Reproduce exactly the lines starting at the line that contains "Output the web" and ending at the line that contains "4.89, 4.85, 5.19, 5.5, 5.64, 5.8];". Omit pictures.
* Start *
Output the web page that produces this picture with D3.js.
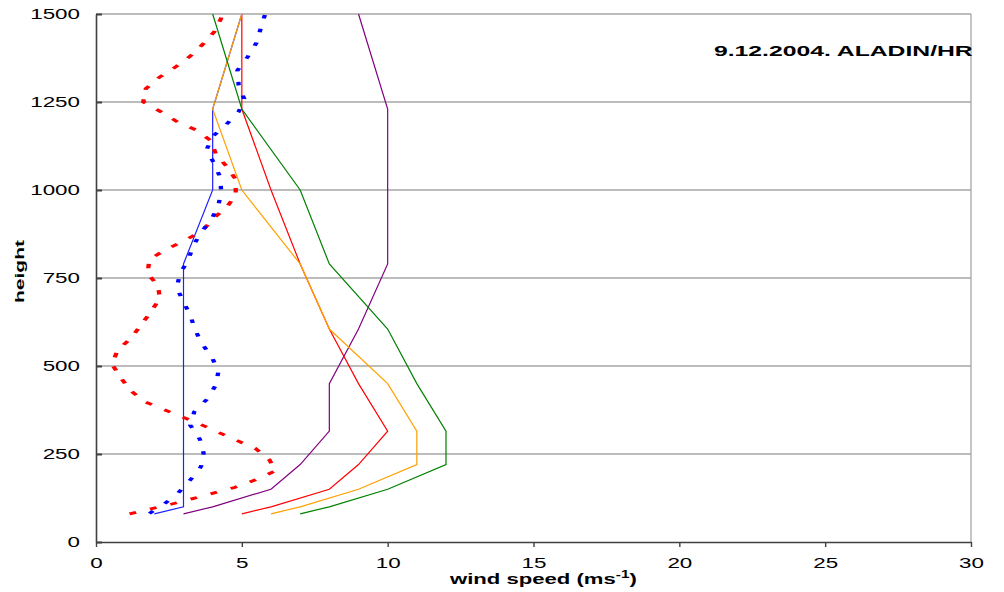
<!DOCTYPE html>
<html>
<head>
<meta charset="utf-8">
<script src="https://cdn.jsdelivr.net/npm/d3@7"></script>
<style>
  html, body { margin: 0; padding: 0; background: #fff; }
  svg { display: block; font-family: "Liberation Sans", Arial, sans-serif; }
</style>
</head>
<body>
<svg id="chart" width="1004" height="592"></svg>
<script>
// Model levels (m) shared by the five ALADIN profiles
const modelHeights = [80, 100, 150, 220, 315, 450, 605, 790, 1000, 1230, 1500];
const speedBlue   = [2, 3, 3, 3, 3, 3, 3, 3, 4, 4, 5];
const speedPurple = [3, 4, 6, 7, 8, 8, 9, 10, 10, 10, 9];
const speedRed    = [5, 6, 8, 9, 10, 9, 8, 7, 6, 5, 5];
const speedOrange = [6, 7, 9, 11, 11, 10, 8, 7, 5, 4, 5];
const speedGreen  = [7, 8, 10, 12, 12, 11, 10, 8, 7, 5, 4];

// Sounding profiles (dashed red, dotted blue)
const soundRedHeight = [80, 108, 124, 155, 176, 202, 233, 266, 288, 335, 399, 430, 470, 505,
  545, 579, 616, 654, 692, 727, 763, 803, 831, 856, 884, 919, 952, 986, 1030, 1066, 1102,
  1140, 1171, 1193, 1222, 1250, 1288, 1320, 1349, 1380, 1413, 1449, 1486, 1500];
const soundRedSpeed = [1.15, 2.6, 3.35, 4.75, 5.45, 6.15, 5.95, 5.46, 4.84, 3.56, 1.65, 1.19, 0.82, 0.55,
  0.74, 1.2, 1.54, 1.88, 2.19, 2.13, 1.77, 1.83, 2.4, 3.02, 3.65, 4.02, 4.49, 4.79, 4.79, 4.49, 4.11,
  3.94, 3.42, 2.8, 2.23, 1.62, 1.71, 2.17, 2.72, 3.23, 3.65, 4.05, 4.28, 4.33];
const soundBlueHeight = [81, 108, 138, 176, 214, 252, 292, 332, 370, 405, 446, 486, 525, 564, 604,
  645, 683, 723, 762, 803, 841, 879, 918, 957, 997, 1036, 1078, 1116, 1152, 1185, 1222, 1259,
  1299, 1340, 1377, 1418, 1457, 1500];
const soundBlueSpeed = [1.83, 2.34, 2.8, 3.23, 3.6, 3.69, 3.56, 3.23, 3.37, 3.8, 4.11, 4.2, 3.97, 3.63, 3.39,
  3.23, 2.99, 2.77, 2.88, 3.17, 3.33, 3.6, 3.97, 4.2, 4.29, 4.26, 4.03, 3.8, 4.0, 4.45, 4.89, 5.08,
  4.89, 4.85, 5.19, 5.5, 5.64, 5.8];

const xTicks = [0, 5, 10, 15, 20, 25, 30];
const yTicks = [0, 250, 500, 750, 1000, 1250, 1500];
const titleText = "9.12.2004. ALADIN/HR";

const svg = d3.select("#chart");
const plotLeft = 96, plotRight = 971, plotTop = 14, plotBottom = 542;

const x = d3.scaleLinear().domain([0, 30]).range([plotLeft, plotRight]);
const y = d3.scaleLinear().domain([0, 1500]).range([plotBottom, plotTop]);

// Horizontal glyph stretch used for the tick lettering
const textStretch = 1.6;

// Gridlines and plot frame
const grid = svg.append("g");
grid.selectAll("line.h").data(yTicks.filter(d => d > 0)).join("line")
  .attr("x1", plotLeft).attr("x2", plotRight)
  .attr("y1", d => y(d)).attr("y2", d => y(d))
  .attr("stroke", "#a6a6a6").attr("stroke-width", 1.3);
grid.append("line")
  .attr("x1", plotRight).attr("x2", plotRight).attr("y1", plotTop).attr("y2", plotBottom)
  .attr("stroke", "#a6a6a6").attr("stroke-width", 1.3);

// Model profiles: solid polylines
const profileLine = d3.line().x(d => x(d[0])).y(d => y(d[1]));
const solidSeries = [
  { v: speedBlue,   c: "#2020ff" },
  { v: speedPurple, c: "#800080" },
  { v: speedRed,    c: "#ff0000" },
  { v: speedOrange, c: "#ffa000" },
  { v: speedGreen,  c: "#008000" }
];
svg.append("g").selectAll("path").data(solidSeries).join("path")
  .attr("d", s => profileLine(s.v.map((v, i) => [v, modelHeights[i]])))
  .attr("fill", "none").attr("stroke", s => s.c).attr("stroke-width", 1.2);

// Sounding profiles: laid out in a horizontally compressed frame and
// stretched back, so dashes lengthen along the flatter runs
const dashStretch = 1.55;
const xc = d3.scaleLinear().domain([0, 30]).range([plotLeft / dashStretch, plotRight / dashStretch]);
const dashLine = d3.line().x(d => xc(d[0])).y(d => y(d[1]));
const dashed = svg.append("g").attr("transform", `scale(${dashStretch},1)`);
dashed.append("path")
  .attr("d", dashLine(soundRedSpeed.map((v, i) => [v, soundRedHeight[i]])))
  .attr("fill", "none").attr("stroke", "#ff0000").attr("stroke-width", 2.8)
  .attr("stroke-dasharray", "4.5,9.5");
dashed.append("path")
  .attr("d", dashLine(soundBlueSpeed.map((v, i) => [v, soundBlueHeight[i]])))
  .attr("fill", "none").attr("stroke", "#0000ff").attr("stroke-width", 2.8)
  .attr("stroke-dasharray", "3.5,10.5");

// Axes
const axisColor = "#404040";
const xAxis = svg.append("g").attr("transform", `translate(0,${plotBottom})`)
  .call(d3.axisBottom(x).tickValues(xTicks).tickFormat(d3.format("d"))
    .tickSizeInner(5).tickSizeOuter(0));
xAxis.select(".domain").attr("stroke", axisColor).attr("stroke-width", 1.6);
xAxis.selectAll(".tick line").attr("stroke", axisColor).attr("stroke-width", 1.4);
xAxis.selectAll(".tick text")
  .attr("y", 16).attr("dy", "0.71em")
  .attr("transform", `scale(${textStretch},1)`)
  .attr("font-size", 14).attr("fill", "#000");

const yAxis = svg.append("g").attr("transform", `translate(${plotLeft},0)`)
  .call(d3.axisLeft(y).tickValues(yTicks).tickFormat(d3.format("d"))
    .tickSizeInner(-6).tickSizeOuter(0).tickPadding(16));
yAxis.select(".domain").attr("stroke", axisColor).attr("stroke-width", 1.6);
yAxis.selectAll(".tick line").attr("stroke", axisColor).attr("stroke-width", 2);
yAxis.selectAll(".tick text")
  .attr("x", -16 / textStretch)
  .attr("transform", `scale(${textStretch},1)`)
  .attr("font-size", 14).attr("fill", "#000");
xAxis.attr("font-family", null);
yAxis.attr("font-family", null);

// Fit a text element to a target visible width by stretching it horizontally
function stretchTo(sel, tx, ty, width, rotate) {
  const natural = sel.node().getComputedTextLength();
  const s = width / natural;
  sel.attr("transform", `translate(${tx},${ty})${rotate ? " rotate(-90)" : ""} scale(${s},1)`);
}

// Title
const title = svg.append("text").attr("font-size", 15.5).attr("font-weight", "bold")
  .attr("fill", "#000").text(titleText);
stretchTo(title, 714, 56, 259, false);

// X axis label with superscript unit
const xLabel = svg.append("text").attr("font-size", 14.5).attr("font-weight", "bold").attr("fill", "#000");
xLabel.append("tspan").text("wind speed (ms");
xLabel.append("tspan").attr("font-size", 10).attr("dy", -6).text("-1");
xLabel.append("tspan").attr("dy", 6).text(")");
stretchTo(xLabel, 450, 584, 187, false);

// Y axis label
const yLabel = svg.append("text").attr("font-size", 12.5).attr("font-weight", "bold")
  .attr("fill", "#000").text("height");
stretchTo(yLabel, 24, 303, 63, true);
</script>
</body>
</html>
* End *
* Start *
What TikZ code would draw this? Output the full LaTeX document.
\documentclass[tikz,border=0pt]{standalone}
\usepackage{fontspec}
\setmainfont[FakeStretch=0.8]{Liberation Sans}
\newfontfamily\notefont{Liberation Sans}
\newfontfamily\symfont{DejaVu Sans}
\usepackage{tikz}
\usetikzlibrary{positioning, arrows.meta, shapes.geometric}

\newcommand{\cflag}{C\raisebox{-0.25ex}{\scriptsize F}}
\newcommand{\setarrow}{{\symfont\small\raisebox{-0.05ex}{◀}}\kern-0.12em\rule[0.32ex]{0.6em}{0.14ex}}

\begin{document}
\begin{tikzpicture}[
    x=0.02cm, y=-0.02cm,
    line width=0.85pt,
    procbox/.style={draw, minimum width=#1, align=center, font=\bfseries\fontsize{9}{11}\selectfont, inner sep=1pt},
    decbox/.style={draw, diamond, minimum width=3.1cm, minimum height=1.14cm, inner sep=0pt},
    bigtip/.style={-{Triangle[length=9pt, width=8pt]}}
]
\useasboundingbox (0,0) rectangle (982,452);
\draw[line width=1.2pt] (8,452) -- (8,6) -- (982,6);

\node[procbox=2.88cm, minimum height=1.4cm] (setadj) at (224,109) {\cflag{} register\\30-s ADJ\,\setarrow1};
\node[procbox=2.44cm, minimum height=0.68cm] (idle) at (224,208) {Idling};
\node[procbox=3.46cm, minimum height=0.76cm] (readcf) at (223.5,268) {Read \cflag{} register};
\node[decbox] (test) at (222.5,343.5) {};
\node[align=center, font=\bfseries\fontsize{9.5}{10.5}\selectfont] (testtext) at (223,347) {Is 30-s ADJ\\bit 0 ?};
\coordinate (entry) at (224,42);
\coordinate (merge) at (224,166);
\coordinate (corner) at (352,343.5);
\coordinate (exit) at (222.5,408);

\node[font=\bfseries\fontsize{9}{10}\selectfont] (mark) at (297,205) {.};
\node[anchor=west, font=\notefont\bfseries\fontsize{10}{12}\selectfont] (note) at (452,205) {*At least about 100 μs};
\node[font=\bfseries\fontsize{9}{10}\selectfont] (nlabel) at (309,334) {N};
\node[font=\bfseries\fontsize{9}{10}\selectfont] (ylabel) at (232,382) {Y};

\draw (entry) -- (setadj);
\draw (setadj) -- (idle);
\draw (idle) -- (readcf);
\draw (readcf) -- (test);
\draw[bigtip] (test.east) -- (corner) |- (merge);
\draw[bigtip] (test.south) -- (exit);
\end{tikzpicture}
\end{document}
* End *
*TASK OUTPUT*:
Output the web page that produces this picture with D3.js.
<!DOCTYPE html>
<html>
<head>
<meta charset="utf-8">
<script src="https://cdn.jsdelivr.net/npm/d3@7"></script>
<style>
  html, body { margin: 0; padding: 0; background: #fff; }
  svg { display: block; font-family: "Liberation Sans", Arial, sans-serif; }
</style>
</head>
<body>
<svg id="chart" width="1004" height="592"></svg>
<script>
// Model levels (m) shared by the five ALADIN profiles
const modelHeights = [80, 100, 150, 220, 315, 450, 605, 790, 1000, 1230, 1500];
const speedBlue   = [2, 3, 3, 3, 3, 3, 3, 3, 4, 4, 5];
const speedPurple = [3, 4, 6, 7, 8, 8, 9, 10, 10, 10, 9];
const speedRed    = [5, 6, 8, 9, 10, 9, 8, 7, 6, 5, 5];
const speedOrange = [6, 7, 9, 11, 11, 10, 8, 7, 5, 4, 5];
const speedGreen  = [7, 8, 10, 12, 12, 11, 10, 8, 7, 5, 4];

// Sounding profiles (dashed red, dotted blue)
const soundRedHeight = [80, 108, 124, 155, 176, 202, 233, 266, 288, 335, 399, 430, 470, 505,
  545, 579, 616, 654, 692, 727, 763, 803, 831, 856, 884, 919, 952, 986, 1030, 1066, 1102,
  1140, 1171, 1193, 1222, 1250, 1288, 1320, 1349, 1380, 1413, 1449, 1486, 1500];
const soundRedSpeed = [1.15, 2.6, 3.35, 4.75, 5.45, 6.15, 5.95, 5.46, 4.84, 3.56, 1.65, 1.19, 0.82, 0.55,
  0.74, 1.2, 1.54, 1.88, 2.19, 2.13, 1.77, 1.83, 2.4, 3.02, 3.65, 4.02, 4.49, 4.79, 4.79, 4.49, 4.11,
  3.94, 3.42, 2.8, 2.23, 1.62, 1.71, 2.17, 2.72, 3.23, 3.65, 4.05, 4.28, 4.33];
const soundBlueHeight = [81, 108, 138, 176, 214, 252, 292, 332, 370, 405, 446, 486, 525, 564, 604,
  645, 683, 723, 762, 803, 841, 879, 918, 957, 997, 1036, 1078, 1116, 1152, 1185, 1222, 1259,
  1299, 1340, 1377, 1418, 1457, 1500];
const soundBlueSpeed = [1.83, 2.34, 2.8, 3.23, 3.6, 3.69, 3.56, 3.23, 3.37, 3.8, 4.11, 4.2, 3.97, 3.63, 3.39,
  3.23, 2.99, 2.77, 2.88, 3.17, 3.33, 3.6, 3.97, 4.2, 4.29, 4.26, 4.03, 3.8, 4.0, 4.45, 4.89, 5.08,
  4.89, 4.85, 5.19, 5.5, 5.64, 5.8];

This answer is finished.